Before someone becomes your friend or partner, they are a stranger to you, I explained. Something about them moved you and then you delved further into conversation — deeper into connection — and got to know them better.
Sometimes it might also be the words of a total stranger in a book or a poem that move you so deeply that you shift everything you thought you knew and embark on a different course.
Pulitzer Prize-winning poet Mary Oliver, who passed away this week, came into my life just like that. Her words have touched and moved me so profoundly over the course of my life. Eventually, she went from being a total stranger to a loving, loyal friend and for that, I am forever grateful.
I met Mary through her words. We were intimate friends before I even met her in the flesh.
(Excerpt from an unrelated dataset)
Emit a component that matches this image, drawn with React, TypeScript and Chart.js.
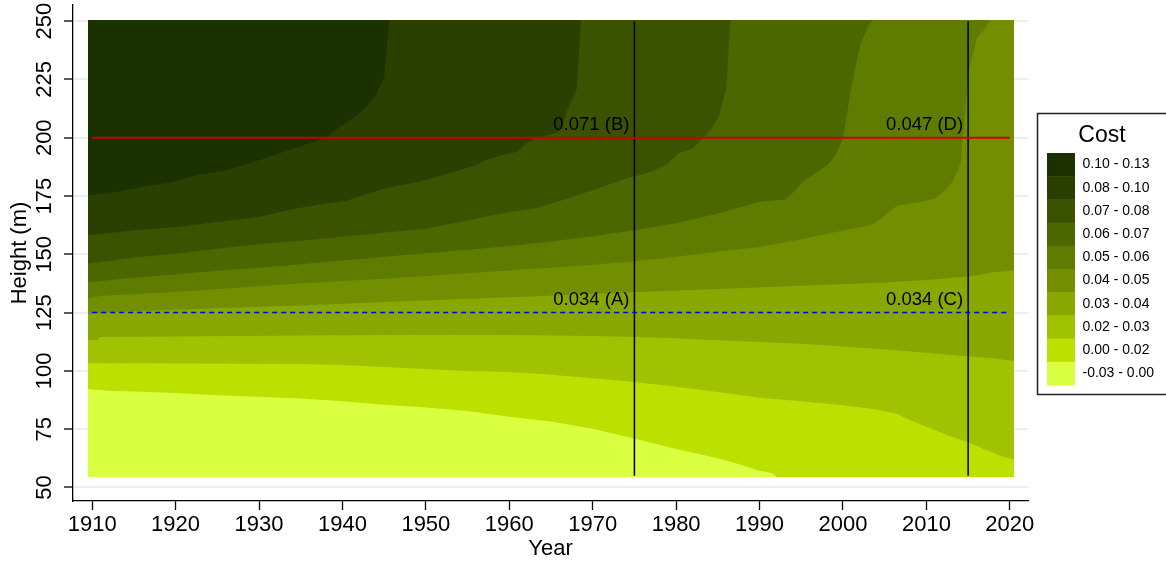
import React, { useEffect, useRef } from "react";
import { Chart, registerables } from "chart.js";

Chart.register(...registerables);

const FONT = "'Liberation Sans', Arial, Helvetica, sans-serif";

// Axis ticks
const xTickValues = [1910, 1920, 1930, 1940, 1950, 1960, 1970, 1980, 1990, 2000, 2010, 2020];
const yTickValues = [50, 75, 100, 125, 150, 175, 200, 225, 250];

// Legend (dark to light)
const legendLabels = [
  "0.10 - 0.13",
  "0.08 - 0.10",
  "0.07 - 0.08",
  "0.06 - 0.07",
  "0.05 - 0.06",
  "0.04 - 0.05",
  "0.03 - 0.04",
  "0.02 - 0.03",
  "0.00 - 0.02",
  "-0.03 - 0.00",
];
const bandColors = [
  "#1b3100",
  "#294000",
  "#3b5300",
  "#4b6700",
  "#5f7c00",
  "#738f00",
  "#88a700",
  "#a1c200",
  "#bce000",
  "#d9ff40",
];

// Contour boundaries: [year, height] where cost crosses each level
const bound000: [number, number][] = [
  [1909.5, 92.2], [1912, 91.5], [1915, 91.2], [1920, 90.5], [1925, 89.6], [1930, 88.9],
  [1935, 88.2], [1940, 87.0], [1945, 85.5], [1950, 84.3], [1955, 82.8], [1960, 80.3],
  [1965, 78.3], [1970, 75.2], [1975, 71.0], [1980, 66.5], [1985, 62.5], [1988, 59.5],
  [1990, 57.2], [1991.5, 56.2], [1992, 54.5], [2020.5, 54.5],
];
const bound002: [number, number][] = [
  [1909.5, 103.3], [1920, 103.2], [1935, 103.0], [1940, 102.5], [1945, 101.7], [1950, 100.8],
  [1955, 100.0], [1960, 99.5], [1965, 98.3], [1970, 96.9], [1975, 95.2], [1980, 93.2],
  [1985, 91.0], [1990, 88.5], [1995, 87.0], [2000, 85.3], [2004, 83.5], [2006.5, 81.5],
  [2008, 79.0], [2010, 76.0], [2013, 71.8], [2015, 69.4], [2017, 66.3], [2018, 65.0],
  [2019, 63.4], [2020.5, 62.0],
];
const bound003: [number, number][] = [
  [1909.5, 113.3], [1910.6, 113.3], [1911, 114.5], [1920, 114.8], [1935, 115.2], [1950, 115.5],
  [1960, 115.4], [1970, 115.0], [1975, 114.5], [1980, 114.0], [1985, 113.2], [1990, 112.4],
  [1995, 111.6], [2000, 110.5], [2005, 109.2], [2010, 107.8], [2015, 106.2], [2018, 105.4],
  [2020.5, 104.2],
];
const bound004: [number, number][] = [
  [1909.5, 124.4], [1912, 125.2], [1920, 126.2], [1930, 127.5], [1935, 128.1], [1945, 129.6],
  [1960, 131.6], [1975, 133.7], [1985, 135.1], [1995, 136.5], [2005, 137.9], [2010, 139.0],
  [2015, 140.5], [2018, 142.3], [2020.5, 143.1],
];
const bound005: [number, number][] = [
  [1909.5, 131.1], [1911, 132.1], [1920, 133.8], [1930, 136.3], [1935, 137.6], [1945, 139.5],
  [1960, 143.1], [1970, 145.5], [1975, 147.0], [1980, 149.0], [1985, 151.2], [1990, 153.1],
  [1995, 156.5], [2000, 160.2], [2003.5, 162.6], [2005, 166.5], [2006.5, 170.9], [2009.5, 172.5],
  [2011.1, 174.0], [2012.1, 177.0], [2013.1, 181.0], [2014.1, 189.0], [2015.1, 229.0],
  [2016.1, 243.0], [2017.1, 247.0], [2017.6, 250.5], [2020.5, 250.5],
];
const bound006: [number, number][] = [
  [1909.5, 138.0], [1915, 140.0], [1920, 141.5], [1925, 143.0], [1930, 144.2], [1935, 145.7],
  [1940, 147.3], [1945, 149.0], [1950, 150.5], [1955, 152.0], [1960, 153.6], [1965, 155.5],
  [1970, 157.8], [1975, 160.3], [1980, 163.3], [1985, 167.5], [1990, 172.5], [1993.1, 173.5],
  [1994.1, 176.7], [1995.1, 181.0], [1996.6, 184.6], [1998.1, 188.2], [1999.1, 192.5],
  [2000.0, 199.7], [2001.0, 221.8], [2002.1, 240.4], [2003.1, 248.3], [2003.6, 250.5],
  [2020.5, 250.5],
];
const bound007: [number, number][] = [
  [1909.5, 146.1], [1912, 147.1], [1915, 148.6], [1920, 150.3], [1925, 152.4], [1930, 154.3],
  [1935, 155.8], [1940, 157.5], [1944, 158.9], [1950, 161.0], [1956, 165.3], [1960, 168.2],
  [1963, 169.6], [1967, 173.9], [1970, 177.5], [1974, 182.5], [1977, 185.3], [1979, 188.9],
  [1980.2, 193.2], [1982, 195.4], [1983.1, 199.6], [1984.1, 203.2], [1985.1, 208.9],
  [1986, 221.0], [1986.5, 250.5], [2020.5, 250.5],
];
const bound008: [number, number][] = [
  [1909.5, 158.3], [1912, 159.0], [1915, 160.3], [1920, 161.7], [1925, 163.9], [1930, 166.0],
  [1934, 169.3], [1937.5, 171.6], [1940.5, 173.0], [1945, 178.2], [1949, 181.0], [1952, 183.9],
  [1956, 188.2], [1957.2, 190.3], [1959, 192.5], [1961, 194.0], [1962, 197.5], [1963, 199.6],
  [1966, 202.5], [1967.1, 213.2], [1968.1, 221.0], [1968.6, 250.5], [2020.5, 250.5],
];
const bound010: [number, number][] = [
  [1909.5, 175.3], [1913, 176.7], [1916, 178.9], [1919, 180.6], [1923, 184.3], [1926, 186.0],
  [1930, 190.3], [1933, 194.0], [1936, 197.5], [1938, 200.1], [1940, 205.4], [1942, 210.4],
  [1943, 214.0], [1944, 218.3], [1945, 226.0], [1945.6, 250.5], [2020.5, 250.5],
];
const topEdge: [number, number][] = [[1909.5, 250.5], [2020.5, 250.5]];
const bottomEdge = 54.5;

// Reference lines and point labels
const refHeights = [200, 125];
const refYears = [1975, 2015];
const pointLabels = [
  { x: 1975, y: 200, text: "0.071 (B)" },
  { x: 2015, y: 200, text: "0.047 (D)" },
  { x: 1975, y: 125, text: "0.034 (A)" },
  { x: 2015, y: 125, text: "0.034 (C)" },
];

// light -> dark band tops
const bandTops = [bound000, bound002, bound003, bound004, bound005, bound006, bound007, bound008, bound010, topEdge];

const overlayPlugin = {
  id: "overlayPlugin",
  afterDatasetsDraw(chart: any) {
    const { ctx, scales } = chart;
    const xs = scales.x;
    const ys = scales.y;
    ctx.save();
    ctx.fillStyle = "#000";
    ctx.font = `18.5px ${FONT}`;
    ctx.textAlign = "right";
    ctx.textBaseline = "alphabetic";
    pointLabels.forEach((p) => {
      ctx.fillText(p.text, xs.getPixelForValue(p.x) - 5, ys.getPixelForValue(p.y) - 8);
    });
    ctx.restore();
  },
  afterDraw(chart: any) {
    const { ctx, scales } = chart;
    const ys = scales.y;
    ctx.save();
    ctx.fillStyle = "#000";
    ctx.font = `22px ${FONT}`;
    ctx.textAlign = "center";
    ctx.textBaseline = "middle";
    yTickValues.forEach((v) => {
      ctx.save();
      ctx.translate(45, ys.getPixelForValue(v));
      ctx.rotate(-Math.PI / 2);
      ctx.fillText(String(v), 0, 0);
      ctx.restore();
    });
    // legend
    const bx = 1037.5, by = 113.5, bw = 200, bh = 281;
    ctx.fillStyle = "#fff";
    ctx.fillRect(bx, by, bw, bh);
    ctx.strokeStyle = "#222";
    ctx.lineWidth = 1.5;
    ctx.strokeRect(bx, by, bw, bh);
    ctx.fillStyle = "#000";
    ctx.font = `23px ${FONT}`;
    ctx.textAlign = "center";
    ctx.textBaseline = "alphabetic";
    ctx.fillText("Cost", 1102, 141.5);
    const sx = 1047, sw = 28, sy = 153, sh = 23.2;
    legendLabels.forEach((lab, i) => {
      ctx.fillStyle = bandColors[i];
      ctx.fillRect(sx, sy + i * sh, sw, sh + 0.5);
      ctx.fillStyle = "#000";
      ctx.font = `14px ${FONT}`;
      ctx.textAlign = "left";
      ctx.textBaseline = "middle";
      ctx.fillText(lab, 1082.5, sy + i * sh + sh / 2);
    });
    ctx.restore();
  },
};

export default function App() {
  const canvasRef = useRef<HTMLCanvasElement | null>(null);

  useEffect(() => {
    const canvas = canvasRef.current;
    if (!canvas) return;

    const bandDatasets = bandTops.map((pts, i) => ({
      type: "line" as const,
      data: pts.map(([x, y]) => ({ x, y })),
      backgroundColor: bandColors[bandColors.length - 1 - i],
      borderColor: "rgba(0,0,0,0)",
      borderWidth: 0,
      pointRadius: 0,
      tension: 0,
      fill: { value: bottomEdge },
      order: i + 1,
    }));

    const hColors = ["#cc0000", "#0000ee"];
    const hDash = [[], [5, 4]];
    const hWidths = [2, 1.5];
    const hLines = refHeights.map((h, i) => ({
      type: "line" as const,
      data: [{ x: xTickValues[0], y: h }, { x: xTickValues[xTickValues.length - 1], y: h }],
      borderColor: hColors[i],
      borderWidth: hWidths[i],
      borderDash: hDash[i],
      pointRadius: 0,
      fill: false,
      order: 0,
    }));
    const vLines = refYears.map((yr) => ({
      type: "line" as const,
      data: [{ x: yr, y: 55 }, { x: yr, y: 250 }],
      borderColor: "#000",
      borderWidth: 1.5,
      pointRadius: 0,
      fill: false,
      order: 0,
    }));

    const chart = new Chart(canvas, {
      type: "line",
      data: { datasets: [...hLines, ...vLines, ...bandDatasets] as any },
      options: {
        responsive: false,
        animation: false,
        devicePixelRatio: 1,
        layout: { padding: { left: 0, right: 138, top: 5, bottom: 0 } },
        plugins: {
          legend: { display: false },
          tooltip: { enabled: false },
        },
        events: [],
        scales: {
          x: {
            type: "linear",
            position: "bottom",
            min: 1907.702,
            max: 2022.178,
            afterBuildTicks: (s: any) => {
              s.ticks = xTickValues.map((v) => ({ value: v }));
            },
            afterFit: (s: any) => {
              s.height = 62;
            },
            ticks: {
              autoSkip: false,
              maxRotation: 0,
              minRotation: 0,
              padding: 1.5,
              color: "#000",
              font: { size: 22, family: FONT },
              callback: (v: any) => String(v),
            },
            grid: {
              drawOnChartArea: false,
              drawTicks: true,
              tickLength: 9,
              tickColor: "#000",
              tickWidth: 1.3,
            },
            border: { display: true, color: "#000", width: 1.3 },
            title: {
              display: true,
              text: "Year",
              color: "#000",
              font: { size: 22, family: FONT },
              padding: { top: 0, bottom: 1 },
            },
          },
          y: {
            type: "linear",
            min: 44.207,
            max: 256.933,
            afterBuildTicks: (s: any) => {
              s.ticks = yTickValues.map((v) => ({ value: v }));
            },
            afterFit: (s: any) => {
              s.width = 73;
            },
            ticks: { display: false },
            grid: {
              drawOnChartArea: true,
              color: "#e9eff3",
              lineWidth: 2,
              drawTicks: true,
              tickLength: 9,
              tickColor: "#000",
              tickWidth: 1.3,
            },
            border: { display: true, color: "#000", width: 1.3 },
            title: {
              display: true,
              text: "Height (m)",
              color: "#000",
              font: { size: 22, family: FONT },
              padding: { top: 7, bottom: 0 },
            },
          },
        },
      },
      plugins: [overlayPlugin],
    });

    return () => {
      chart.destroy();
    };
  }, []);

  return (
    <div style={{ position: "absolute", left: 0, top: 0, width: 1166, height: 563, background: "#fff" }}>
      <canvas ref={canvasRef} width={1166} height={563} style={{ width: 1166, height: 563, display: "block" }} />
    </div>
  );
}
When we did finally meet and I shared with her the impact that her writing had on me, she brushed it off. She was slightly embarrassed by my adoration, but still, she let me in and through conversation and sharing, we became deep friends. (One of my most memorable moments with Mary was when we sat down for a conversation for Oprah.com. You can read it here.)
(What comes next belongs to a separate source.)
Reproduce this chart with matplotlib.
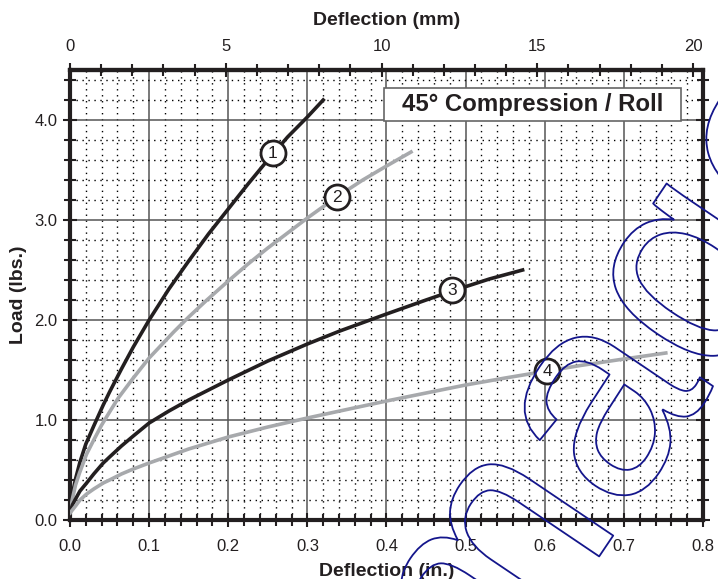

The question Mary posed to me and millions of others through her work was “What is it you plan to do with your one wild and precious life?”
Those words have reverberated in my heart and mind nonstop since I first saw them printed on paper. It’s such a beautiful and profound question and I just love its premise, which is that we all have one wild and precious life and what we do with it is ours to decide.
Do you know the answer to that question in your own life? Are you even contemplating that question? Are you, as Mary encourages in one of her other beautiful poems entitled “The Journey,” listening to your own voice? Are you silencing the whispers of others in order to save the only life you can: your own?
Mary Oliver lived her one wild and precious life. She lived her own unique journey and her bravery inspired others to do the same.
Strangers come into your life in a myriad of ways. Some through books. Others through chance encounters. I know we are taught growing up, “Don’t talk to strangers and “don’t trust strangers,” but I couldn’t disagree more. If we don’t talk, converse and share with others, we will end up isolated, alone and lonely. We won’t build the connection and sense of belonging we so desperately need.
So this morning, I encourage you to be open to someone you’ve never met — a stranger whose name you may not know at this very moment, but who may end up being one of the most important people in your life.
That brings me back to the friend I was in conversation with. She used to be a total stranger to me, but now she is one of my most valued, trusted and generous friends.
God bless you, Mary Oliver. Thank you for your words. Thank you for the questions you pondered. Thank you for the journey. I’m so grateful for our friendship. I’m so grateful that you let this stranger in. I’m so grateful for all the meaningful conversations we shared.
Keep living that one wild and precious life of yours in heaven. And, p.s., don’t forget to write.
Dear God, please give me the strength to live my one wild and precious life. Give me the courage to embark on my own journey and silence outside voices so I have the strength to listen to my own voice and your guidance. Amen.